I get: <0>Kernel panic - not syncing: Fatal exception in interrupt When using bridges with the 2.6.14-hardened-r8 kernel. I run from a tmpfs system so I cannot get any kernel dump. I have also disabled symbols (since I run everythign from RAM, I want to keep things small) I can easily reproduce it by setting up a ethernet bridge (2 physical NIC's or 1 NIC and a tap interface), assign an ip address to the bridge interface (by dhcp for example) and then generate some traffic. After a while (up to a couple of hours) it crashes. The funny thing is that I tried to run traffic through the bridge, without assigning any ip to br0, and then it was running all through the night without crashing. Any ideas how to track this down? It seems like there have been problems with bridges before: http://www.archivesat.com/Gentoo_Linux_hardened/thread666661.htm
Created attachment 89374 [details] kernel config I attatched my kernel config.
Created attachment 89516 [details, diff] hardened-sources-2.6.14-r8-br_netfilter.patch The patch fixes the problem. I have dumping random data over the bridge (and to the brindge interface) over 24 hours whithout kernel panic. The code in the patch is what is found in upstream releases too so it should be good. (for example 2.6.16-gentoo-r10)
(In reply to comment #2) > The code in the patch is what is found in upstream releases too so it should be > good. (for example 2.6.16-gentoo-r10) So in otherwords this bug is effects all kernels and not just hardened? If so we need to get the right kernel guys on the job so it can be included in genpatches.
I have not had time to investigate futher, but according to the mailing list link I mention above, its a patch in hardened sources that appeared in 2.6.14-hardened-r6 (1431_15.4_bridge-netfilter-race.patch) provokes the problem. Also see http://bugzilla.kernel.org/show_bug.cgi?id=5803 (seems like the problem 1431_15.4_bridge-netfilter-race.patch is supposed to fix is fixed in vanilla 2.6.15.4) But yes, it would great to have the right kernel guy to fix the bridges in all kernels that is affected.
How is the status here? Am I the only one who uses bridges with "stable" hardened? I have been runing a kernel with the previosly posted patch and pumping random data over a bridge for 8 days (almost 9 now), so I guess it fixes the problem.
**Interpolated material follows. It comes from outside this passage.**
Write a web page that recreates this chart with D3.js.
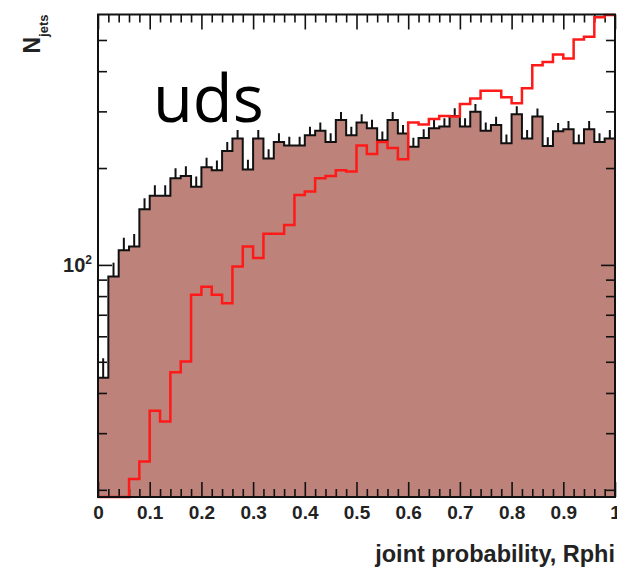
<!DOCTYPE html>
<html>
<head>
<meta charset="utf-8">
<script src="https://cdn.jsdelivr.net/npm/d3@7"></script>
<style>
  html, body { margin: 0; padding: 0; background: #ffffff; }
  svg { display: block; }
</style>
</head>
<body>
<svg id="chart" width="617" height="572"></svg>
<script>
// Histogram binning: 50 bins over the joint probability range [0, 1]
const xRange = [0, 1];
const nBins = 50;

// Jet counts per bin: filled uds histogram (with Poisson error bars)
const udsCounts = [44.6, 92, 111, 114, 149, 164, 164, 186, 189, 175,
                   201, 197, 226, 247, 198, 247, 214, 241, 235, 235,
                   253, 261, 241, 282, 253, 277, 266, 244, 282, 256,
                   233, 248, 266, 269, 290, 269, 299, 261, 272, 239,
                   294, 247, 289, 234, 260, 264, 239, 264, 241, 247];

// Jet counts per bin: red outline histogram (first bins empty)
const refCounts = [0, 0, 0, 21.6, 24.5, 35.2, 32.6, 46.4, 50.1, 80.7,
                   85.6, 80.7, 76.0, 98.8, 114, 105, 125, 125, 133, 165,
                   169, 186, 189, 197, 195, 235, 221, 241, 231, 213,
                   277, 273, 284, 290, 289, 316, 329, 348, 348, 332,
                   318, 354, 417, 427, 451, 438, 502, 512, 588, 598];

// Axis ticks
const xMajorTicks = [0, 0.1, 0.2, 0.3, 0.4, 0.5, 0.6, 0.7, 0.8, 0.9, 1];
const xTickLabels = ["0", "0.1", "0.2", "0.3", "0.4", "0.5", "0.6", "0.7", "0.8", "0.9", "1"];
const xMinorStep = 0.02;
const yDomain = [19, 600];
const yMajorTicks = [100];
const yMinorTicks = [20, 30, 40, 50, 60, 70, 80, 90, 200, 300, 400, 500];

const plotLabel = "uds";
const xTitle = "joint probability, Rphi";
const yTitleMain = "N";
const yTitleSub = "jets";

// ---- layout ----
const frame = { left: 98, right: 615, top: 14.5, bottom: 497 };
const fillColor = "#bd8279";

const svg = d3.select("#chart");

const x = d3.scaleLinear().domain(xRange).range([frame.left, frame.right]);
const y = d3.scaleLog().domain(yDomain).range([frame.bottom, frame.top]);
const yClamped = v => (v > yDomain[0] ? y(v) : frame.bottom);

const binWidth = (xRange[1] - xRange[0]) / nBins;
const binLow = i => xRange[0] + i * binWidth;

// step points: left edge of each bin plus the closing right edge
const stepPoints = counts => {
  const pts = counts.map((c, i) => [binLow(i), c]);
  pts.push([xRange[1], counts[counts.length - 1]]);
  return pts;
};

svg.append("defs").append("clipPath").attr("id", "plotClip")
  .append("rect")
  .attr("x", frame.left).attr("y", frame.top - 2)
  .attr("width", frame.right - frame.left)
  .attr("height", frame.bottom - frame.top + 4);

const plot = svg.append("g").attr("clip-path", "url(#plotClip)");

// filled uds histogram
const area = d3.area()
  .curve(d3.curveStepAfter)
  .x(d => x(d[0]))
  .y0(frame.bottom)
  .y1(d => yClamped(d[1]));

plot.append("path")
  .datum(stepPoints(udsCounts))
  .attr("d", area)
  .attr("fill", fillColor)
  .attr("stroke", "none");

// Poisson error bars (upper part above the bin content)
plot.append("g").selectAll("line")
  .data(udsCounts)
  .join("line")
  .attr("x1", (c, i) => x(binLow(i) + binWidth / 2))
  .attr("x2", (c, i) => x(binLow(i) + binWidth / 2))
  .attr("y1", c => yClamped(c))
  .attr("y2", c => y(c + Math.sqrt(c)))
  .attr("stroke", "#111")
  .attr("stroke-width", 2);

const line = d3.line()
  .curve(d3.curveStepAfter)
  .x(d => x(d[0]))
  .y(d => yClamped(d[1]));

plot.append("path")
  .datum(stepPoints(udsCounts))
  .attr("d", line)
  .attr("fill", "none")
  .attr("stroke", "#111")
  .attr("stroke-width", 2);

// ---- axes ----
const tickFont = "bold 19px 'Liberation Sans', Arial, sans-serif";
const xMinorTicks = d3.range(0, nBins + 1)
  .map(i => +(i * xMinorStep).toFixed(2))
  .filter(v => !xMajorTicks.some(m => Math.abs(m - v) < 1e-9));

const styleAxis = g => {
  g.select(".domain").remove();
  g.selectAll(".tick line").attr("stroke", "#111").attr("stroke-width", 1.6);
};

// bottom
svg.append("g").attr("transform", `translate(0,${frame.bottom})`)
  .call(d3.axisBottom(x).tickValues(xMajorTicks)
    .tickFormat((d, i) => xTickLabels[i])
    .tickSizeInner(-15).tickSizeOuter(0).tickPadding(9))
  .call(styleAxis)
  .call(g => g.selectAll("text")
    .style("font", tickFont).attr("fill", "#222"));
svg.append("g").attr("transform", `translate(0,${frame.bottom})`)
  .call(d3.axisBottom(x).tickValues(xMinorTicks).tickFormat("")
    .tickSizeInner(-8).tickSizeOuter(0))
  .call(styleAxis);

// top
svg.append("g").attr("transform", `translate(0,${frame.top})`)
  .call(d3.axisTop(x).tickValues(xMajorTicks).tickFormat("")
    .tickSizeInner(-15).tickSizeOuter(0))
  .call(styleAxis);
svg.append("g").attr("transform", `translate(0,${frame.top})`)
  .call(d3.axisTop(x).tickValues(xMinorTicks).tickFormat("")
    .tickSizeInner(-8).tickSizeOuter(0))
  .call(styleAxis);

// left
svg.append("g").attr("transform", `translate(${frame.left},0)`)
  .call(d3.axisLeft(y).tickValues(yMajorTicks).tickFormat("")
    .tickSizeInner(-14).tickSizeOuter(0))
  .call(styleAxis);
svg.append("g").attr("transform", `translate(${frame.left},0)`)
  .call(d3.axisLeft(y).tickValues(yMinorTicks).tickFormat("")
    .tickSizeInner(-9).tickSizeOuter(0))
  .call(styleAxis);

// right
svg.append("g").attr("transform", `translate(${frame.right},0)`)
  .call(d3.axisRight(y).tickValues(yMajorTicks).tickFormat("")
    .tickSizeInner(-14).tickSizeOuter(0))
  .call(styleAxis);
svg.append("g").attr("transform", `translate(${frame.right},0)`)
  .call(d3.axisRight(y).tickValues(yMinorTicks).tickFormat("")
    .tickSizeInner(-9).tickSizeOuter(0))
  .call(styleAxis);

// power-of-ten label on the log axis
yMajorTicks.forEach(v => {
  const exp = Math.round(Math.log10(v));
  const t = svg.append("text")
    .attr("x", frame.left - 6)
    .attr("y", y(v) + 7)
    .attr("text-anchor", "end")
    .style("font", "bold 20px 'Liberation Sans', Arial, sans-serif")
    .attr("fill", "#222");
  t.append("tspan").text("10");
  t.append("tspan").attr("dy", -8).style("font-size", "12px").text(String(exp));
});

// red outline histogram
svg.append("path")
  .datum(stepPoints(refCounts))
  .attr("d", line)
  .attr("fill", "none")
  .attr("stroke", "#ff1a1a")
  .attr("stroke-width", 2.5);

// frame
svg.append("rect")
  .attr("x", frame.left).attr("y", frame.top)
  .attr("width", frame.right - frame.left)
  .attr("height", frame.bottom - frame.top)
  .attr("fill", "none")
  .attr("stroke", "#111")
  .attr("stroke-width", 2);

// axis titles
svg.append("text")
  .attr("x", frame.right)
  .attr("y", 562)
  .attr("text-anchor", "end")
  .style("font", "bold 23.5px 'Liberation Sans', Arial, sans-serif")
  .attr("fill", "#222")
  .text(xTitle);

const yt = svg.append("text")
  .attr("transform", `translate(40,${frame.top}) rotate(-90)`)
  .attr("text-anchor", "end")
  .style("font", "bold 23px 'Liberation Sans', Arial, sans-serif")
  .attr("fill", "#222");
yt.append("tspan").text(yTitleMain);
yt.append("tspan").attr("dy", 8).style("font-size", "13px").text(yTitleSub);

// sample label
svg.append("text")
  .attr("x", 153)
  .attr("y", 122)
  .style("font", "65px 'Open Sans', sans-serif")
  .attr("fill", "#000")
  .text(plotLabel);
</script>
</body>
</html>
I increased the severity to major because a kernel that crashes is kind of useless.
johnm, Please review and apply.
(In reply to comment #5) > How is the status here? Am I the only one who uses bridges with "stable" > hardened? Nope, you're not the only one. I've been chasing this problem on a server I upgraded yesterday and it took me until now to put everything together -- then I found your post. :-) I am having the exact problem as you on the exact version of hardened kernel using a bridged NIC (TAP) interface. I just upgraded the kernel and system libs this week and now I'm having panics within 2-16 hours of uptime. I found another user in the forums having a similar issue with the same kernel -- he had to drop bridging on his side to fix it (something I cannot do). I can try the patch but I'd rather get a status on when/if/how this patch will be included into an official release before I go through the effort. Any updates folks? > I increased the severity to major because a kernel that crashes is kind of > useless. Agreed, but I suggest going one higher with a level of "critical", defined as "crashes, loss of data, severe memory leak". Our production system is crashing on a regular basis due to this issue. I've had to revert to an older version of the kernel that is no longer in-tree, but that kernel has problems with other parts of the networking layer that I need to work around... I'm kind of stuck at this point.
Since I depend on ipsec (openswan) and shorewall I will also need the ipt_policy match which comes in 2.6.16 series so I'm waiting for stabilizing the 2.6.16. That depends on grsecurity 2.1.9 release. (#138453) I'm raising the severity to critical anyway.
In talking with pageexec@ there is only a minor bug in the pax part of the kernel that prevented this from really going stable on x86,amd64 in that if no PaX is enabled the kernel wont boot. I know he has no intention of working on .16 anymore with .17 here now.
closing this bug since its fixed in newer versions.